I'm having trouble understanding what certain terms mean within IEEE Std 754-2008 (the standard for floating-point arithmetic). A few of their definitions seem somewhat circular, and so I'm just after some clarification.
In section 2.1, some basic definitions are listed. The ones I'm interested in are:
2.1.26 floating-point representation: An unencoded member of a floating-point format, representing a finite number, a signed infinity, a quiet NaN, or a signaling Nan.

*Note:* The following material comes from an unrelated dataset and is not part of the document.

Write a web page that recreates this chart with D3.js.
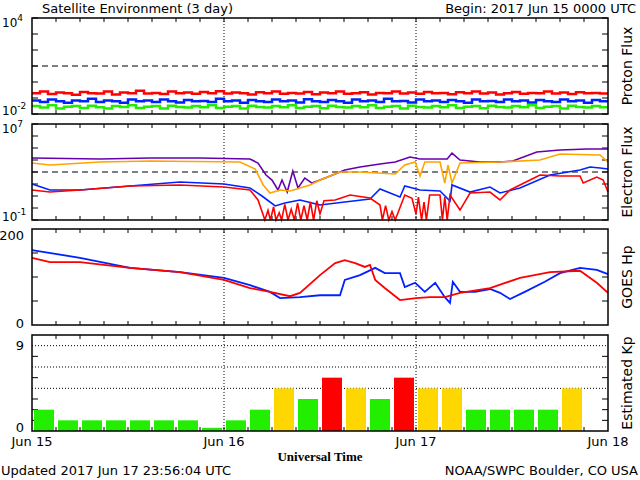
<!DOCTYPE html>
<html><head><meta charset="utf-8">
<script src="https://cdn.jsdelivr.net/npm/d3@7"></script>
<style>body{margin:0;background:#fff}text{font-family:"DejaVu Sans",sans-serif;font-size:13px}</style>
</head><body><svg id="c" width="640" height="480"></svg>
<script>
// proton flux, log10 values, one per hour
const protonRed   = [-0.7,-0.6,-0.75,-0.65,-0.7,-0.8,-0.62,-0.7,-0.72,-0.6,-0.78,-0.66,-0.7,-0.55,-0.72,-0.68,-0.75,-0.6,-0.7,-0.66,-0.74,-0.62,-0.7,-0.58,-0.72,-0.66,-0.7,-0.78,-0.64,-0.7,-0.6,-0.74,-0.68,-0.72,-0.62,-0.76,-0.66,-0.7,-0.6,-0.74,-0.7,-0.64,-0.78,-0.68,-0.7,-0.6,-0.72,-0.66,-0.74,-0.62,-0.7,-0.68,-0.76,-0.64,-0.7,-0.6,-0.72,-0.66,-0.78,-0.7,-0.62,-0.74,-0.68,-0.7,-0.6,-0.72,-0.66,-0.75,-0.64,-0.7,-0.68,-0.72];
const protonBlue  = [-1.15,-1.25,-1.1,-1.2,-1.3,-1.15,-1.2,-1.05,-1.25,-1.15,-1.2,-1.3,-1.1,-1.2,-1.15,-1.25,-1.1,-1.2,-1.28,-1.12,-1.2,-1.18,-1.25,-1.05,-1.2,-1.15,-1.3,-1.12,-1.2,-1.25,-1.1,-1.2,-1.15,-1.28,-1.08,-1.2,-1.25,-1.12,-1.2,-1.3,-1.1,-1.2,-1.15,-1.25,-1.05,-1.2,-1.18,-1.28,-1.1,-1.2,-1.15,-1.25,-1.12,-1.2,-1.3,-1.1,-1.2,-1.18,-1.25,-1.1,-1.2,-1.15,-1.28,-1.12,-1.2,-1.25,-1.1,-1.2,-1.15,-1.3,-1.12,-1.2];
const protonGreen = [-1.5,-1.6,-1.45,-1.65,-1.55,-1.5,-1.62,-1.48,-1.58,-1.66,-1.5,-1.56,-1.45,-1.62,-1.55,-1.5,-1.65,-1.48,-1.56,-1.6,-1.5,-1.58,-1.45,-1.62,-1.55,-1.5,-1.66,-1.48,-1.56,-1.6,-1.5,-1.58,-1.46,-1.62,-1.55,-1.5,-1.64,-1.48,-1.56,-1.6,-1.5,-1.58,-1.45,-1.62,-1.55,-1.5,-1.65,-1.48,-1.56,-1.6,-1.5,-1.58,-1.46,-1.62,-1.55,-1.5,-1.64,-1.48,-1.56,-1.6,-1.5,-1.58,-1.45,-1.62,-1.55,-1.5,-1.65,-1.48,-1.56,-1.6,-1.5,-1.58];

// electron flux, [hour, log10 flux]
const elecPurple = [[0,4.17],[8.5,4.08],[14.75,4.17],[21,4.17],[27.25,4.08],[28.25,3.75],[29.25,2.75],[30,2.33],[30.75,1.5],[31.25,2.33],[31.9,1.33],[32.6,3.08],[33.25,1.67],[34.1,2.5],[35,2.08],[36,2.33],[37.9,2.83],[39.1,3.17],[41,3.42],[43.5,3.67],[45.4,3.83],[47.25,4.25],[48.5,4.08],[51.9,4.08],[52.5,4.58],[53.5,4.0],[56,3.83],[58.5,3.83],[60.1,3.92],[63.1,4.67],[66,4.83],[69.4,4.92],[72,4.92]];
const elecOrange = [[0,3.75],[2.25,3.58],[8.5,3.83],[14.75,3.92],[26,3.83],[27.9,3.25],[28.9,1.92],[29.75,1.25],[31,1.5],[32.25,1.42],[33.5,1.67],[34.75,1.92],[36,2.33],[38.5,3.0],[41,3.0],[45.4,2.83],[46.6,3.58],[47.9,3.83],[48.5,2.67],[49.1,3.83],[51,3.83],[51.6,2.08],[52,3.58],[52.5,2.08],[53.5,3.75],[58.5,3.83],[63.5,4.0],[66,4.5],[71,4.42],[72,3.83]];
const elecBlue = [[0,2.0],[2.25,1.5],[6,1.5],[12.25,1.83],[18.5,2.17],[24,2.0],[27.25,1.67],[28.75,1.0],[30.4,0.17],[31.6,0.42],[33.5,0.67],[36,0.25],[39.1,0.5],[42.25,0.75],[43.5,1.58],[46,0.92],[46.6,1.83],[48.5,1.5],[51,1.42],[52.25,0.58],[52.5,1.92],[54.75,1.33],[57.25,1.75],[58.5,1.25],[61,1.67],[64.75,2.75],[68.5,3.17],[69.75,3.42],[71,3.33],[72,3.25]];
const elecRed = [[0,1.5],[2.25,1.33],[6,1.5],[12.25,1.83],[18.5,1.92],[24,1.75],[27.25,1.5],[28.25,0.67],[28.9,-0.58],[29.1,-1],[29.5,-0.2],[29.8,-1],[30.2,0.1],[30.5,-1],[30.9,-0.4],[31.2,-1],[31.6,0.3],[32,-1],[32.4,-0.1],[32.8,-1],[33.2,0.4],[33.6,-1],[34,0.2],[34.4,-1],[34.8,0.5],[35.2,-1],[35.6,0.6],[36,-0.5],[36.5,0.6],[37.9,0.67],[39.75,1.08],[42.25,0.83],[43.5,0.25],[43.8,-1],[44.2,0.2],[44.6,-1],[45,-0.3],[45.4,-1],[46.6,1.08],[47.5,0.8],[48,-0.5],[48.3,0.9],[48.7,-1],[49,0.5],[49.3,-1],[49.7,1.08],[51,1.08],[51.3,-1],[51.6,0.9],[51.9,-1],[52.25,1.08],[53.5,-0.17],[54.75,1.25],[57.25,1.33],[58.5,0.67],[59.75,1.5],[62.25,2.33],[63.5,2.75],[66,2.67],[68.5,2.67],[68.9,2.08],[70.6,2.58],[71.4,2.33],[72,1.33]];

// GOES Hp, [hour, nT]
const hpBlue = [[0,156],[6,140],[12.25,119],[18.5,110],[24,98],[27.25,83],[29.75,69],[31,56],[33.5,58],[36,62],[38.5,62],[39.1,94],[41,104],[42.9,119],[44.1,108],[46,108],[46.6,79],[47.9,88],[49.1,69],[50.4,88],[51.6,58],[52.25,46],[52.6,90],[53.5,69],[55.4,69],[57.25,75],[58.5,67],[59.75,54],[61.6,69],[64.1,90],[66,108],[68.5,119],[70.6,115],[72,106]];
const hpRed = [[0,140],[2.25,131],[6,131],[12.25,119],[18.5,110],[24,94],[27.25,77],[29.75,69],[32.25,60],[33.5,67],[36,104],[37.9,129],[39.1,135],[40.4,129],[41.6,121],[42.25,125],[42.9,94],[44.1,77],[46,52],[48,56],[49.75,58],[51.6,58],[53.5,67],[57.25,77],[61,98],[64.75,110],[68.5,113],[70.6,88],[72,67]];

// estimated Kp, one bar per 3 hours
const kp = [2,1,1,1,1,1,1,0.3,1,2,4,3,5,4,3,5,4,4,2,2,2,2,4];
const kpColors = kp.map(v => v >= 5 ? "#ff0000" : v >= 4 ? "#ffd700" : "#22ee00");
const dayLabels = ["Jun 15","Jun 16","Jun 17","Jun 18"];

const svg = d3.select("#c");
const x = d3.scaleLinear().domain([0,72]).range([32,608]);

const panels = [
  {top:18, bot:114, dom:[-2,4], ticks:d3.range(-2,5), label:"Proton Flux", lo:"-2", hi:"4", dash:1},
  {top:124, bot:220, dom:[-1,7], ticks:d3.range(-1,8), label:"Electron Flux", lo:"-1", hi:"7", dash:3},
  {top:229, bot:325, dom:[0,200], ticks:[50,100,150], label:"GOES Hp"},
  {top:335, bot:431, dom:[0,9], ticks:[1,2,3,5,7], label:"Estimated Kp", dots:[4,6,8]}
];
panels.forEach(p => { p.y = d3.scaleLinear().domain(p.dom).range([p.bot,p.top]); });

function frame(p) {
  const g = svg.append("g");
  [24,48].forEach(h => g.append("line").attr("x1",x(h)).attr("x2",x(h)).attr("y1",p.top).attr("y2",p.bot)
    .attr("stroke","#000").attr("stroke-dasharray","1,2"));
  if (p.dash !== undefined) g.append("line").attr("x1",32).attr("x2",608).attr("y1",p.y(p.dash)).attr("y2",p.y(p.dash))
    .attr("stroke","#000").attr("stroke-dasharray","6,4");
  (p.dots||[]).forEach(v => g.append("line").attr("x1",32).attr("x2",608).attr("y1",p.y(v)).attr("y2",p.y(v))
    .attr("stroke","#000").attr("stroke-dasharray","1,2"));
  d3.range(3,72,3).forEach(h => {
    g.append("line").attr("x1",x(h)).attr("x2",x(h)).attr("y1",p.top).attr("y2",p.top+4).attr("stroke","#000");
    g.append("line").attr("x1",x(h)).attr("x2",x(h)).attr("y1",p.bot).attr("y2",p.bot-4).attr("stroke","#000");
  });
  p.ticks.forEach(v => {
    g.append("line").attr("x1",32).attr("x2",38).attr("y1",p.y(v)).attr("y2",p.y(v)).attr("stroke","#000");
    g.append("line").attr("x1",602).attr("x2",608).attr("y1",p.y(v)).attr("y2",p.y(v)).attr("stroke","#000");
  });
  g.append("text").attr("transform",`translate(632,${(p.top+p.bot)/2}) rotate(-90)`)
    .attr("text-anchor","middle").style("font-size","14px").text(p.label);
}

function border(p) {
  svg.append("rect").attr("x",32).attr("y",p.top).attr("width",576).attr("height",p.bot-p.top)
    .attr("fill","none").attr("stroke","#000").attr("stroke-width",1.5);
}

function logLabels(p) {
  [[p.lo,p.bot+1],[p.hi,p.top+9]].forEach(([e,yy]) => {
    const t = svg.append("text").attr("x",2).attr("y",yy).style("font-size","12px");
    t.append("tspan").text("10");
    t.append("tspan").attr("dy",-6).style("font-size","9px").text(e);
  });
}

panels.forEach(frame);

const pl = d3.line().x((d,i) => x(i)).y(d => panels[0].y(d)).curve(d3.curveStepAfter);
[[protonGreen,"#22ee00"],[protonBlue,"#0022ff"],[protonRed,"#ff0000"]].forEach(([s,c]) =>
  svg.append("path").attr("d",pl(s.concat([s[s.length-1]]))).attr("fill","none").attr("stroke",c).attr("stroke-width",2.5));

const el = d3.line().x(d => x(d[0])).y(d => panels[1].y(Math.max(-1,d[1])));
[[elecPurple,"#6600aa"],[elecOrange,"#ffa500"],[elecBlue,"#0022ff"],[elecRed,"#ff0000"]].forEach(([s,c]) =>
  svg.append("path").attr("d",el(s)).attr("fill","none").attr("stroke",c).attr("stroke-width",1.6));

const hl = d3.line().x(d => x(d[0])).y(d => panels[2].y(d[1]));
[[hpBlue,"#0022ff"],[hpRed,"#ff0000"]].forEach(([s,c]) =>
  svg.append("path").attr("d",hl(s)).attr("fill","none").attr("stroke",c).attr("stroke-width",1.8));

svg.selectAll("rect.kp").data(kp).enter().append("rect").attr("class","kp")
  .attr("x",(d,i) => x(i*3)+2).attr("width",x(3)-x(0)-4)
  .attr("y",d => panels[3].y(d)).attr("height",d => panels[3].y(0)-panels[3].y(d))
  .attr("fill",(d,i) => kpColors[i]);

panels.forEach(border);
logLabels(panels[0]); logLabels(panels[1]);
svg.append("text").attr("x",24).attr("y",240).attr("text-anchor","end").text("200");
svg.append("text").attr("x",24).attr("y",328).attr("text-anchor","end").text("0");
svg.append("text").attr("x",24).attr("y",350).attr("text-anchor","end").text("9");
svg.append("text").attr("x",24).attr("y",432).attr("text-anchor","end").text("0");

dayLabels.forEach((t,i) => svg.append("text").attr("x",x(i*24)).attr("y",446).attr("text-anchor","middle").text(t));
svg.append("text").attr("x",320).attr("y",461).attr("text-anchor","middle")
  .style("font-family","'Liberation Serif',serif").style("font-weight","bold").text("Universal Time");
svg.append("text").attr("x",42).attr("y",13).text("Satellite Environment (3 day)");
svg.append("text").attr("x",636).attr("y",13).attr("text-anchor","end").text("Begin:  2017 Jun 15 0000 UTC");
svg.append("text").attr("x",1).attr("y",475).text("Updated 2017 Jun 17 23:56:04 UTC");
svg.append("text").attr("x",638).attr("y",475).attr("text-anchor","end").text("NOAA/SWPC Boulder, CO USA");
</script></body></html>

A representation of a finite number has three components: a sign, an exponent, and a significand; its numerical value is the signed product of its significand and its radix raised to the power of its exponent.

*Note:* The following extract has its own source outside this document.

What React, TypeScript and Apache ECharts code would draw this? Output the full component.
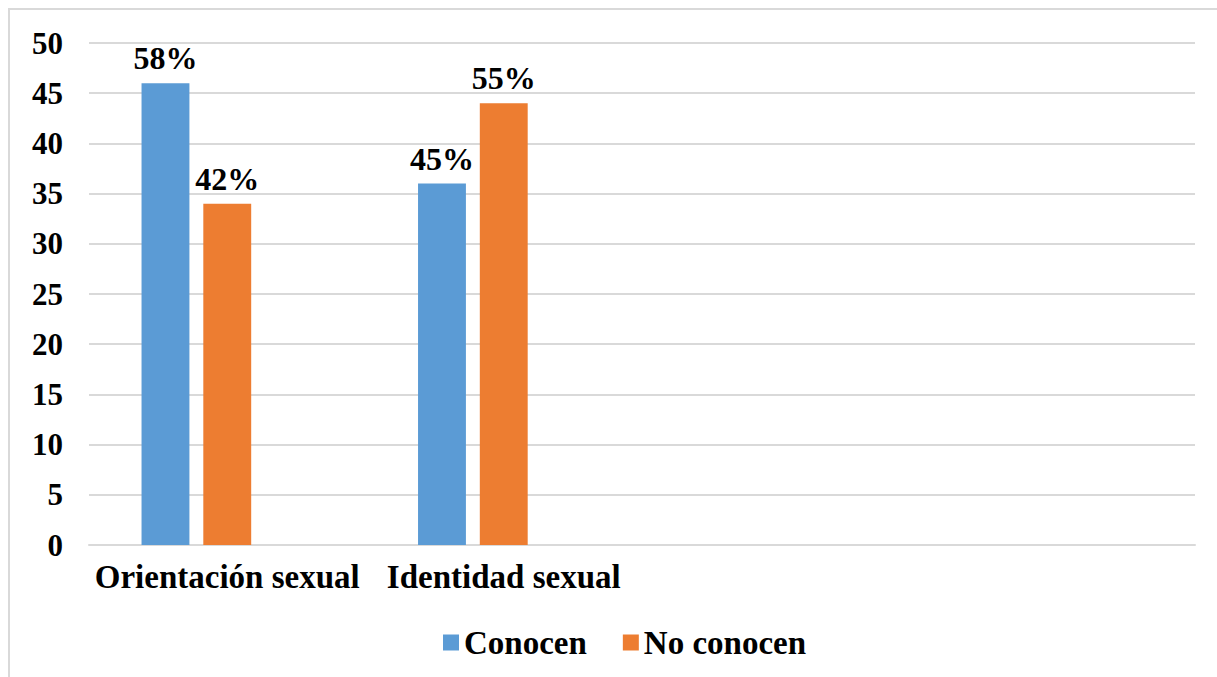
import React, { useEffect, useRef } from "react";
import * as echarts from "echarts";

const categories = ["Orientación sexual", "Identidad sexual", "", ""];
const conocen = [46, 36, null, null];
const noConocen = [34, 44, null, null];
const conocenLabels = ["58%", "45%", "", ""];
const noConocenLabels = ["42%", "55%", "", ""];
const yTicks = { min: 0, max: 50, interval: 5 };

const FONT = "'Liberation Serif', 'Times New Roman', serif";

export default function App() {
  const ref = useRef<HTMLDivElement>(null);
  useEffect(() => {
    if (!ref.current) return;
    const chart = echarts.init(ref.current, undefined, { renderer: "svg" });
    const labelStyle = {
      show: true,
      position: "top",
      distance: 9,
      color: "#000",
      fontFamily: FONT,
      fontWeight: "bold",
      fontSize: 32,
    };
    chart.setOption({
      animation: false,
      backgroundColor: "#fff",
      graphic: [
        {
          type: "rect",
          shape: { x: 9, y: 9, width: 1400, height: 900 },
          style: { fill: "none", stroke: "#d9d9d9", lineWidth: 2 },
          silent: true,
        },
      ],
      grid: { left: 89, right: 22, top: 43, bottom: 132, containLabel: false },
      legend: {
        data: ["Conocen", "No conocen"],
        left: 438,
        top: 621,
        icon: "rect",
        itemWidth: 16,
        itemHeight: 16,
        itemGap: 36,
        textStyle: { color: "#000", fontFamily: FONT, fontWeight: "bold", fontSize: 33 },
      },
      xAxis: {
        type: "category",
        data: categories,
        axisLine: { show: true, lineStyle: { color: "#d9d9d9", width: 2 } },
        axisTick: { show: false },
        axisLabel: {
          color: "#000",
          fontFamily: FONT,
          fontWeight: "bold",
          fontSize: 33,
          margin: 15,
          interval: 0,
        },
      },
      yAxis: {
        type: "value",
        min: yTicks.min,
        max: yTicks.max,
        interval: yTicks.interval,
        axisLine: { show: false },
        axisTick: { show: false },
        splitLine: { lineStyle: { color: "#d9d9d9", width: 2 } },
        axisLabel: {
          color: "#000",
          fontFamily: FONT,
          fontWeight: "bold",
          fontSize: 31,
          margin: 26,
        },
      },
      series: [
        {
          name: "Conocen",
          type: "bar",
          data: conocen,
          barGap: "29%",
          barCategoryGap: "38%",
          itemStyle: { color: "#5B9BD5" },
          label: { ...labelStyle, formatter: (p: any) => conocenLabels[p.dataIndex] },
        },
        {
          name: "No conocen",
          type: "bar",
          data: noConocen,
          itemStyle: { color: "#ED7D31" },
          label: { ...labelStyle, formatter: (p: any) => noConocenLabels[p.dataIndex] },
        },
        {
          name: "Serie 3",
          type: "bar",
          data: [null, null, null, null],
          itemStyle: { color: "#A5A5A5" },
        },
      ],
    });
    return () => chart.dispose();
  }, []);
  return (
    <div
      ref={ref}
      style={{ position: "fixed", left: 0, top: 0, width: 1217, height: 677 }}
    />
  );
}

2.1.27 format: A set of representations of numerical values and symbols, perhaps accompanied by an encoding.
Then in section 3.1, we have the following:
Formats are characterized by their radix, precision, and exponent range, and each format can represent a unique set of floating-point data (see 3.3).
I'm confused as to what is meant by "a floating-point format". Is it just the set of floating-point representations with a given precision, and given bound on the exponent of the base?
That is, am I right in thinking that a floating point format is the set containing the two signed infinities, the two NaNs, and all numbers of the form (-1)^sign x b^exponent x significand, where sign is 0 or 1, exponent is some integer between two given constants, emin, and emax, and significand is a number greater than 0 and strictly less than 10, with up to p siginificant digits (where p is fixed)? Furthermore, am I right in thinking that a floating-point representation is just "some member" of the above set?